▸ What is needed:
Transcribe the listing verbatim. Do not carry over any pictures.

▸ Data provided:

• • • •

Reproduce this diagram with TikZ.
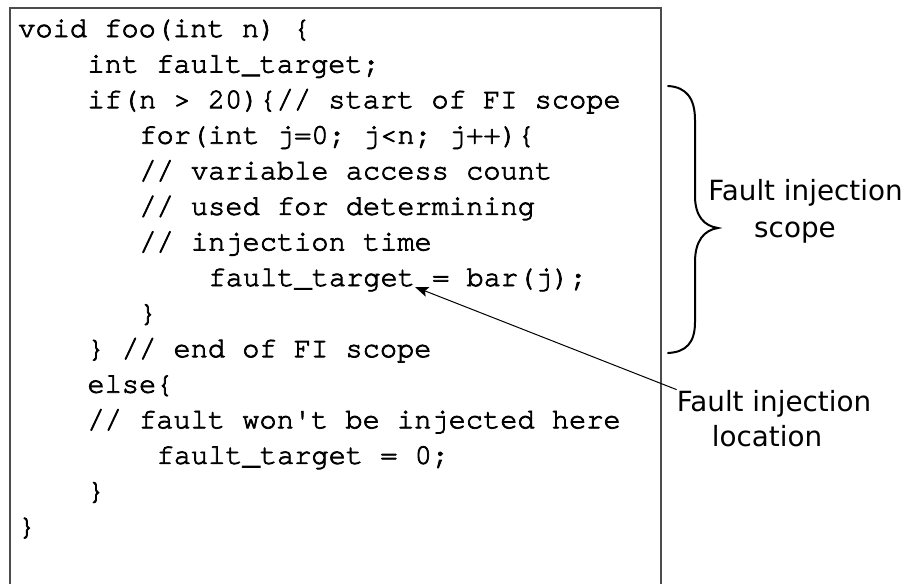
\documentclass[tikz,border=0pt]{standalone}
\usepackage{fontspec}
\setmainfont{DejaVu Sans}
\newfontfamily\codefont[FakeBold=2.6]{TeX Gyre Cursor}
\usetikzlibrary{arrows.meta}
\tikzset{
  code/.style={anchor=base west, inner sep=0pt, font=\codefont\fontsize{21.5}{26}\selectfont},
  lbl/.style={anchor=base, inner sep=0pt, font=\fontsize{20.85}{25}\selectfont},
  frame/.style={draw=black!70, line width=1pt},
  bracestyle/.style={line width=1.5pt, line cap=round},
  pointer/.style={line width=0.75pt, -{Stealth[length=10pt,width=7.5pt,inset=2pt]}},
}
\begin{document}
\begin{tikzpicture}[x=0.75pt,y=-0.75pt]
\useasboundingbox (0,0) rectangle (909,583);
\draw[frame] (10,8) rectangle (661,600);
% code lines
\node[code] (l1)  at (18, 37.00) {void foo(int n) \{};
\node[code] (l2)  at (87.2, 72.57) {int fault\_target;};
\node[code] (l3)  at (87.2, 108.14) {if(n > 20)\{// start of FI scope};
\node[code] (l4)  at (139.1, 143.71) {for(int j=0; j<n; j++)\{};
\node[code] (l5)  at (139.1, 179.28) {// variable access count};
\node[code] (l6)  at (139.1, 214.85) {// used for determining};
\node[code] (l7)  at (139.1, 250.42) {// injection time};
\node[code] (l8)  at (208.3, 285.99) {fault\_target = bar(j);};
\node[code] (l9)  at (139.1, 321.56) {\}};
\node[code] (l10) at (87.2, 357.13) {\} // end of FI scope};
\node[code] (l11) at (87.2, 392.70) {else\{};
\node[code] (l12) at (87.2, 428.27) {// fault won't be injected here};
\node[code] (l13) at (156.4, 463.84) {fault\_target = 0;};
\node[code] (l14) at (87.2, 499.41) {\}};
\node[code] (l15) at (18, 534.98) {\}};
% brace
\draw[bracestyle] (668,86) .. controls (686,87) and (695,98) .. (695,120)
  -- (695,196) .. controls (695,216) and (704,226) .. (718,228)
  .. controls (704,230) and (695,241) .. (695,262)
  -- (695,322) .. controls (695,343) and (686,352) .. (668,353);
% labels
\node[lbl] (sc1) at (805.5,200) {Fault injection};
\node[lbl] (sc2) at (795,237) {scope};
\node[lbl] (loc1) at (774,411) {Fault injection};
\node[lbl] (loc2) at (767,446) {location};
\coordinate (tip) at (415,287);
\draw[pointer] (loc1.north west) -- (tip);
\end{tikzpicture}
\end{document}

• • • •

▸ Result of this exercise:
Reproduce this diagram with TikZ.
\documentclass[tikz,border=0pt]{standalone}
\usepackage{fontspec}
\setmainfont{DejaVu Sans}
\newfontfamily\codefont[FakeBold=2.6]{TeX Gyre Cursor}
\usetikzlibrary{arrows.meta}
\tikzset{
  code/.style={anchor=base west, inner sep=0pt, font=\codefont\fontsize{21.5}{26}\selectfont},
  lbl/.style={anchor=base, inner sep=0pt, font=\fontsize{20.85}{25}\selectfont},
  frame/.style={draw=black!70, line width=1pt},
  bracestyle/.style={line width=1.5pt, line cap=round},
  pointer/.style={line width=0.75pt, -{Stealth[length=10pt,width=7.5pt,inset=2pt]}},
}
\begin{document}
\begin{tikzpicture}[x=0.75pt,y=-0.75pt]
\useasboundingbox (0,0) rectangle (909,583);
\draw[frame] (10,8) rectangle (661,600);
% code lines
\node[code] (l1)  at (18, 37.00) {void foo(int n) \{};
\node[code] (l2)  at (87.2, 72.57) {int fault\_target;};
\node[code] (l3)  at (87.2, 108.14) {if(n > 20)\{// start of FI scope};
\node[code] (l4)  at (139.1, 143.71) {for(int j=0; j<n; j++)\{};
\node[code] (l5)  at (139.1, 179.28) {// variable access count};
\node[code] (l6)  at (139.1, 214.85) {// used for determining};
\node[code] (l7)  at (139.1, 250.42) {// injection time};
\node[code] (l8)  at (208.3, 285.99) {fault\_target = bar(j);};
\node[code] (l9)  at (139.1, 321.56) {\}};
\node[code] (l10) at (87.2, 357.13) {\} // end of FI scope};
\node[code] (l11) at (87.2, 392.70) {else\{};
\node[code] (l12) at (87.2, 428.27) {// fault won't be injected here};
\node[code] (l13) at (156.4, 463.84) {fault\_target = 0;};
\node[code] (l14) at (87.2, 499.41) {\}};
\node[code] (l15) at (18, 534.98) {\}};
% brace
\draw[bracestyle] (668,86) .. controls (686,87) and (695,98) .. (695,120)
  -- (695,196) .. controls (695,216) and (704,226) .. (718,228)
  .. controls (704,230) and (695,241) .. (695,262)
  -- (695,322) .. controls (695,343) and (686,352) .. (668,353);
% labels
\node[lbl] (sc1) at (805.5,200) {Fault injection};
\node[lbl] (sc2) at (795,237) {scope};
\node[lbl] (loc1) at (774,411) {Fault injection};
\node[lbl] (loc2) at (767,446) {location};
\coordinate (tip) at (415,287);
\draw[pointer] (loc1.north west) -- (tip);
\end{tikzpicture}
\end{document}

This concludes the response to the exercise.